Your goal:
Copy the material that follows word for word and omit its pictures.
───── Available data ─────
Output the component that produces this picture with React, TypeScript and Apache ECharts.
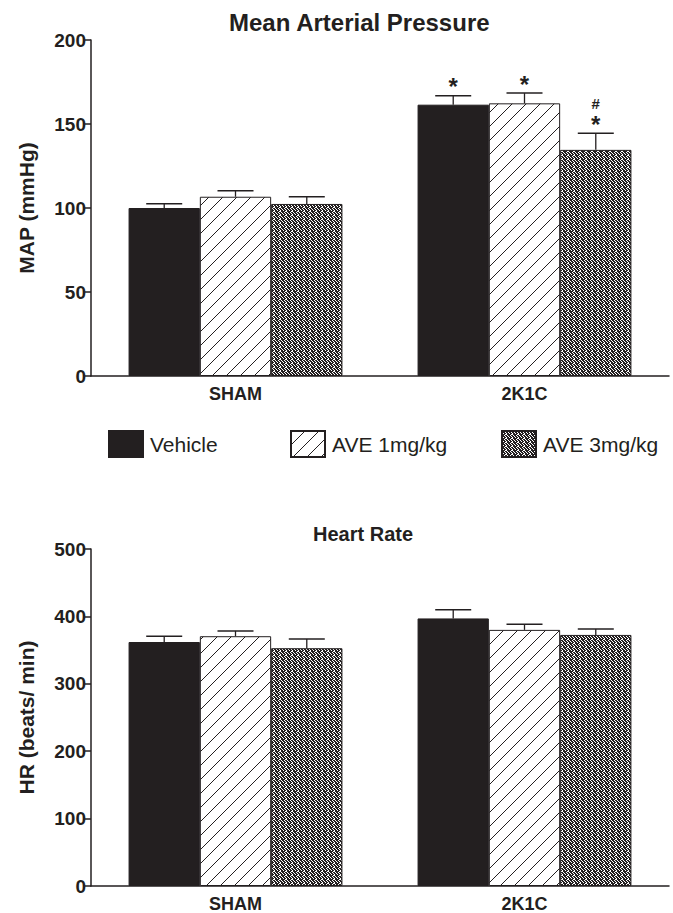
import React, { useEffect, useRef } from "react";
import * as echarts from "echarts";

const categories = ["SHAM", "2K1C"];
const seriesNames = ["Vehicle", "AVE 1mg/kg", "AVE 3mg/kg"];

// Mean Arterial Pressure (mmHg)
const mapVehicle = [100, 161.5];
const mapVehicleErr = [2.6, 5.3];
const mapAve1 = [106.7, 162.3];
const mapAve1Err = [3.6, 6.1];
const mapAve3 = [102.4, 134.6];
const mapAve3Err = [4.3, 9.9];
const mapStars = [["", "*"], ["", "*"], ["", "*"]];
const mapHashes = [["", ""], ["", ""], ["", "#"]];

// Heart Rate (beats/min)
const hrVehicle = [362, 397];
const hrVehicleErr = [8.6, 12.8];
const hrAve1 = [370.6, 380];
const hrAve1Err = [7.9, 8.3];
const hrAve3 = [352.8, 372.5];
const hrAve3Err = [13.8, 8.9];

const mapTicks = { min: 0, max: 200, interval: 50 };
const hrTicks = { min: 0, max: 500, interval: 100 };

const INK = "#231f20";
const FONT = "'Liberation Sans', Arial, Helvetica, sans-serif";
const CAT_GAP = 0.26;

function makeTile(w: number, h: number, rows: string[] | null, hatch: boolean) {
  const c = document.createElement("canvas");
  c.width = w;
  c.height = h;
  const ctx = c.getContext("2d")!;
  ctx.fillStyle = "#ffffff";
  ctx.fillRect(0, 0, w, h);
  ctx.fillStyle = INK;
  if (hatch) {
    for (let i = 0; i < w; i++) ctx.fillRect(i, h - 1 - i, 1, 1);
  } else if (rows) {
    rows.forEach((r, y) => {
      for (let x = 0; x < r.length; x++) if (r[x] === "1") ctx.fillRect(x, y, 1, 1);
    });
  }
  return { image: c.toDataURL(), repeat: "repeat", imageWidth: w, imageHeight: h } as any;
}

export default function App() {
  const ref = useRef<HTMLDivElement>(null);
  useEffect(() => {
    document.body.style.margin = "0";
    const chart = echarts.init(ref.current!, null, { renderer: "svg" });
    const hatch = makeTile(14, 14, null, true);
    const dots = makeTile(6, 4, ["110110", "011011", "101101", "111001"], false);
    const fills = [INK, hatch, dots];

    const barSeries = (vals: number[], i: number, gi: number) => ({
      name: seriesNames[i],
      type: "bar",
      xAxisIndex: gi,
      yAxisIndex: gi,
      data: vals,
      barGap: "0%",
      barCategoryGap: CAT_GAP * 100 + "%",
      itemStyle: { color: fills[i], borderColor: INK, borderWidth: 1 },
      emphasis: { disabled: true },
    });

    const errSeries = (means: number[][], errs: number[][], gi: number, stars?: string[][], hashes?: string[][]) => {
      const items: any[] = [];
      means.forEach((m, si) =>
        m.forEach((v, ci) => {
          items.push({
            value: [ci, si, v + errs[si][ci], v],
            star: stars ? stars[si][ci] : "",
            hash: hashes ? hashes[si][ci] : "",
          });
        })
      );
      return {
        type: "custom",
        xAxisIndex: gi,
        yAxisIndex: gi,
        z: 5,
        silent: true,
        data: items.map((d) => d.value),
        encode: { x: 0, y: 2 },
        renderItem: (params: any, api: any) => {
          const it = items[params.dataIndex];
          const ci = api.value(0);
          const si = api.value(1);
          const top = api.coord([ci, api.value(2)]);
          const mean = api.coord([ci, api.value(3)]);
          const band = api.size([1, 0])[0];
          const barW = (band * (1 - CAT_GAP)) / 3;
          const cx = top[0] + (si - 1) * barW;
          const capY = top[1];
          const children: any[] = [
            { type: "line", shape: { x1: cx, y1: mean[1], x2: cx, y2: capY }, style: { stroke: INK, lineWidth: 1.3 } },
            { type: "line", shape: { x1: cx - 18, y1: capY, x2: cx + 18, y2: capY }, style: { stroke: INK, lineWidth: 1.5 } },
          ];
          if (it.star) {
            children.push({
              type: "text",
              style: { text: it.star, x: cx, y: capY - 9, align: "center", verticalAlign: "middle", fontSize: 24, lineHeight: 14, fontWeight: "bold", fontFamily: FONT, fill: INK },
            });
          }
          if (it.hash) {
            children.push({
              type: "text",
              style: { text: it.hash, x: cx, y: capY - 30, align: "center", verticalAlign: "middle", fontSize: 15, lineHeight: 14, fontWeight: "bold", fontFamily: FONT, fill: INK },
            });
          }
          return { type: "group", children };
        },
      };
    };

    const xAxis = (gi: number) => ({
      type: "category",
      gridIndex: gi,
      data: categories,
      axisLine: { lineStyle: { color: INK, width: 1.5 } },
      axisTick: { show: false },
      axisLabel: { color: INK, fontSize: 18, fontWeight: "bold", fontFamily: FONT, margin: 9 },
    });
    const yAxis = (gi: number, t: any, name: string) => ({
      type: "value",
      gridIndex: gi,
      ...t,
      name,
      nameLocation: "middle",
      nameGap: 54,
      nameTextStyle: { color: INK, fontSize: 21, fontWeight: "bold", fontFamily: FONT },
      axisLine: { show: true, lineStyle: { color: INK, width: 1.5 } },
      axisTick: { show: true, length: 6, lineStyle: { color: INK, width: 1.5 } },
      axisLabel: { color: INK, fontSize: 19, fontWeight: "bold", fontFamily: FONT, margin: 5 },
      splitLine: { show: false },
    });

    const legend = (i: number, left: number) => ({
      data: [seriesNames[i]],
      left,
      top: 430,
      padding: 0,
      icon: "rect",
      itemWidth: 34,
      itemHeight: 26,
      itemGap: 10,
      selectedMode: false,
      textStyle: { color: INK, fontSize: 21, fontFamily: FONT, padding: [0, 0, 0, 2] },
    });

    chart.setOption({
      animation: false,
      backgroundColor: "#ffffff",
      title: [
        { text: "Mean Arterial Pressure", left: 224, top: 5, textStyle: { color: INK, fontSize: 24, fontWeight: "bold", fontFamily: FONT } },
        { text: "Heart Rate", left: 308, top: 519, textStyle: { color: INK, fontSize: 20, fontWeight: "bold", fontFamily: FONT } },
      ],
      legend: [legend(0, 108), legend(1, 290), legend(2, 501)],
      grid: [
        { left: 91, top: 40, width: 578, height: 336 },
        { left: 91, top: 549, width: 578, height: 338 },
      ],
      xAxis: [xAxis(0), xAxis(1)],
      yAxis: [yAxis(0, mapTicks, "MAP (mmHg)"), yAxis(1, hrTicks, "HR (beats/ min)")],
      series: [
        barSeries(mapVehicle, 0, 0),
        barSeries(mapAve1, 1, 0),
        barSeries(mapAve3, 2, 0),
        barSeries(hrVehicle, 0, 1),
        barSeries(hrAve1, 1, 1),
        barSeries(hrAve3, 2, 1),
        errSeries([mapVehicle, mapAve1, mapAve3], [mapVehicleErr, mapAve1Err, mapAve3Err], 0, mapStars, mapHashes),
        errSeries([hrVehicle, hrAve1, hrAve3], [hrVehicleErr, hrAve1Err, hrAve3Err], 1),
      ],
    });
    return () => chart.dispose();
  }, []);
  return <div ref={ref} style={{ width: 673, height: 913, position: "absolute", left: 0, top: 0 }} />;
}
─────
Output below:
Output the component that produces this picture with React, TypeScript and Apache ECharts.
import React, { useEffect, useRef } from "react";
import * as echarts from "echarts";

const categories = ["SHAM", "2K1C"];
const seriesNames = ["Vehicle", "AVE 1mg/kg", "AVE 3mg/kg"];

// Mean Arterial Pressure (mmHg)
const mapVehicle = [100, 161.5];
const mapVehicleErr = [2.6, 5.3];
const mapAve1 = [106.7, 162.3];
const mapAve1Err = [3.6, 6.1];
const mapAve3 = [102.4, 134.6];
const mapAve3Err = [4.3, 9.9];
const mapStars = [["", "*"], ["", "*"], ["", "*"]];
const mapHashes = [["", ""], ["", ""], ["", "#"]];

// Heart Rate (beats/min)
const hrVehicle = [362, 397];
const hrVehicleErr = [8.6, 12.8];
const hrAve1 = [370.6, 380];
const hrAve1Err = [7.9, 8.3];
const hrAve3 = [352.8, 372.5];
const hrAve3Err = [13.8, 8.9];

const mapTicks = { min: 0, max: 200, interval: 50 };
const hrTicks = { min: 0, max: 500, interval: 100 };

const INK = "#231f20";
const FONT = "'Liberation Sans', Arial, Helvetica, sans-serif";
const CAT_GAP = 0.26;

function makeTile(w: number, h: number, rows: string[] | null, hatch: boolean) {
  const c = document.createElement("canvas");
  c.width = w;
  c.height = h;
  const ctx = c.getContext("2d")!;
  ctx.fillStyle = "#ffffff";
  ctx.fillRect(0, 0, w, h);
  ctx.fillStyle = INK;
  if (hatch) {
    for (let i = 0; i < w; i++) ctx.fillRect(i, h - 1 - i, 1, 1);
  } else if (rows) {
    rows.forEach((r, y) => {
      for (let x = 0; x < r.length; x++) if (r[x] === "1") ctx.fillRect(x, y, 1, 1);
    });
  }
  return { image: c.toDataURL(), repeat: "repeat", imageWidth: w, imageHeight: h } as any;
}

export default function App() {
  const ref = useRef<HTMLDivElement>(null);
  useEffect(() => {
    document.body.style.margin = "0";
    const chart = echarts.init(ref.current!, null, { renderer: "svg" });
    const hatch = makeTile(14, 14, null, true);
    const dots = makeTile(6, 4, ["110110", "011011", "101101", "111001"], false);
    const fills = [INK, hatch, dots];

    const barSeries = (vals: number[], i: number, gi: number) => ({
      name: seriesNames[i],
      type: "bar",
      xAxisIndex: gi,
      yAxisIndex: gi,
      data: vals,
      barGap: "0%",
      barCategoryGap: CAT_GAP * 100 + "%",
      itemStyle: { color: fills[i], borderColor: INK, borderWidth: 1 },
      emphasis: { disabled: true },
    });

    const errSeries = (means: number[][], errs: number[][], gi: number, stars?: string[][], hashes?: string[][]) => {
      const items: any[] = [];
      means.forEach((m, si) =>
        m.forEach((v, ci) => {
          items.push({
            value: [ci, si, v + errs[si][ci], v],
            star: stars ? stars[si][ci] : "",
            hash: hashes ? hashes[si][ci] : "",
          });
        })
      );
      return {
        type: "custom",
        xAxisIndex: gi,
        yAxisIndex: gi,
        z: 5,
        silent: true,
        data: items.map((d) => d.value),
        encode: { x: 0, y: 2 },
        renderItem: (params: any, api: any) => {
          const it = items[params.dataIndex];
          const ci = api.value(0);
          const si = api.value(1);
          const top = api.coord([ci, api.value(2)]);
          const mean = api.coord([ci, api.value(3)]);
          const band = api.size([1, 0])[0];
          const barW = (band * (1 - CAT_GAP)) / 3;
          const cx = top[0] + (si - 1) * barW;
          const capY = top[1];
          const children: any[] = [
            { type: "line", shape: { x1: cx, y1: mean[1], x2: cx, y2: capY }, style: { stroke: INK, lineWidth: 1.3 } },
            { type: "line", shape: { x1: cx - 18, y1: capY, x2: cx + 18, y2: capY }, style: { stroke: INK, lineWidth: 1.5 } },
          ];
          if (it.star) {
            children.push({
              type: "text",
              style: { text: it.star, x: cx, y: capY - 9, align: "center", verticalAlign: "middle", fontSize: 24, lineHeight: 14, fontWeight: "bold", fontFamily: FONT, fill: INK },
            });
          }
          if (it.hash) {
            children.push({
              type: "text",
              style: { text: it.hash, x: cx, y: capY - 30, align: "center", verticalAlign: "middle", fontSize: 15, lineHeight: 14, fontWeight: "bold", fontFamily: FONT, fill: INK },
            });
          }
          return { type: "group", children };
        },
      };
    };

    const xAxis = (gi: number) => ({
      type: "category",
      gridIndex: gi,
      data: categories,
      axisLine: { lineStyle: { color: INK, width: 1.5 } },
      axisTick: { show: false },
      axisLabel: { color: INK, fontSize: 18, fontWeight: "bold", fontFamily: FONT, margin: 9 },
    });
    const yAxis = (gi: number, t: any, name: string) => ({
      type: "value",
      gridIndex: gi,
      ...t,
      name,
      nameLocation: "middle",
      nameGap: 54,
      nameTextStyle: { color: INK, fontSize: 21, fontWeight: "bold", fontFamily: FONT },
      axisLine: { show: true, lineStyle: { color: INK, width: 1.5 } },
      axisTick: { show: true, length: 6, lineStyle: { color: INK, width: 1.5 } },
      axisLabel: { color: INK, fontSize: 19, fontWeight: "bold", fontFamily: FONT, margin: 5 },
      splitLine: { show: false },
    });

    const legend = (i: number, left: number) => ({
      data: [seriesNames[i]],
      left,
      top: 430,
      padding: 0,
      icon: "rect",
      itemWidth: 34,
      itemHeight: 26,
      itemGap: 10,
      selectedMode: false,
      textStyle: { color: INK, fontSize: 21, fontFamily: FONT, padding: [0, 0, 0, 2] },
    });

    chart.setOption({
      animation: false,
      backgroundColor: "#ffffff",
      title: [
        { text: "Mean Arterial Pressure", left: 224, top: 5, textStyle: { color: INK, fontSize: 24, fontWeight: "bold", fontFamily: FONT } },
        { text: "Heart Rate", left: 308, top: 519, textStyle: { color: INK, fontSize: 20, fontWeight: "bold", fontFamily: FONT } },
      ],
      legend: [legend(0, 108), legend(1, 290), legend(2, 501)],
      grid: [
        { left: 91, top: 40, width: 578, height: 336 },
        { left: 91, top: 549, width: 578, height: 338 },
      ],
      xAxis: [xAxis(0), xAxis(1)],
      yAxis: [yAxis(0, mapTicks, "MAP (mmHg)"), yAxis(1, hrTicks, "HR (beats/ min)")],
      series: [
        barSeries(mapVehicle, 0, 0),
        barSeries(mapAve1, 1, 0),
        barSeries(mapAve3, 2, 0),
        barSeries(hrVehicle, 0, 1),
        barSeries(hrAve1, 1, 1),
        barSeries(hrAve3, 2, 1),
        errSeries([mapVehicle, mapAve1, mapAve3], [mapVehicleErr, mapAve1Err, mapAve3Err], 0, mapStars, mapHashes),
        errSeries([hrVehicle, hrAve1, hrAve3], [hrVehicleErr, hrAve1Err, hrAve3Err], 1),
      ],
    });
    return () => chart.dispose();
  }, []);
  return <div ref={ref} style={{ width: 673, height: 913, position: "absolute", left: 0, top: 0 }} />;
}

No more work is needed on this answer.